Há um debate em andamento na Câmara dos Deputados sobre novas regras para o trabalho por aplicativo. Um dos pontos em discussão é definir uma remuneração mínima aos motoristas. Em março, foi criada uma subcomissão na Câmara para debater o tema.
“Defendemos o mínimo de 2 reais por quilômetro rodado e 10 reais a hora mínima de trabalho. O trabalhador não pode estar na rua sem um ganho para sustentar o trabalho dele”, diz Leandro Cruz, presidente da Fenasmapp, que reúne sindicatos de motoristas por aplicativo.
As empresas, por outro lado, consideram que o valor líquido mínimo ganho por hora seja de 6 reais, número proporcional ao salário mínimo mensal nacional.
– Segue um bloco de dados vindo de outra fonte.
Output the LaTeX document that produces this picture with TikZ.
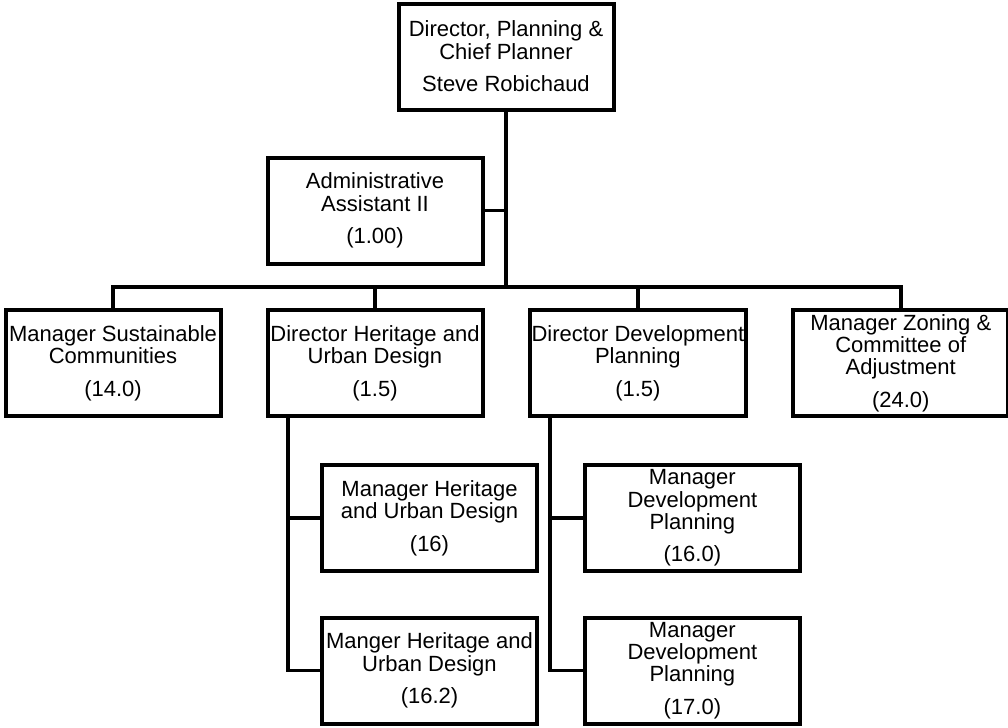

A proposta atual da Amobitec prevê valor mínimo de 21,22 reais por hora trabalhada para os motoristas, e de 12 reais para entregadores de moto, para que eles possam custear os gastos de manutenção dos veículos. “Com um mínimo legal, a gente garante uma remuneração mínima adequada ao trabalhador e, ao mesmo tempo, permite que os modelos de negócios tenham competição entre si. A remuneração por quilômetro rodado travaria os modelos de negócios”, diz Porto, da Amobitec.
No entanto, um dos pontos sensíveis é o debate sobre a remuneração do tempo de espera: as empresas defendem que a remuneração deve considerar apenas o tempo em viagem, e desconsiderar o de espera por chamadas ou pedidos, no caso de entregadores.
Atualmente, a subcomissão e o Ministério do Trabalho estão debatendo o projeto de lei, que deve ficar para 2024, já que o ano de trabalho no Congresso já está em reta final. Quem espera por essas novas regras também vai precisar ter paciência.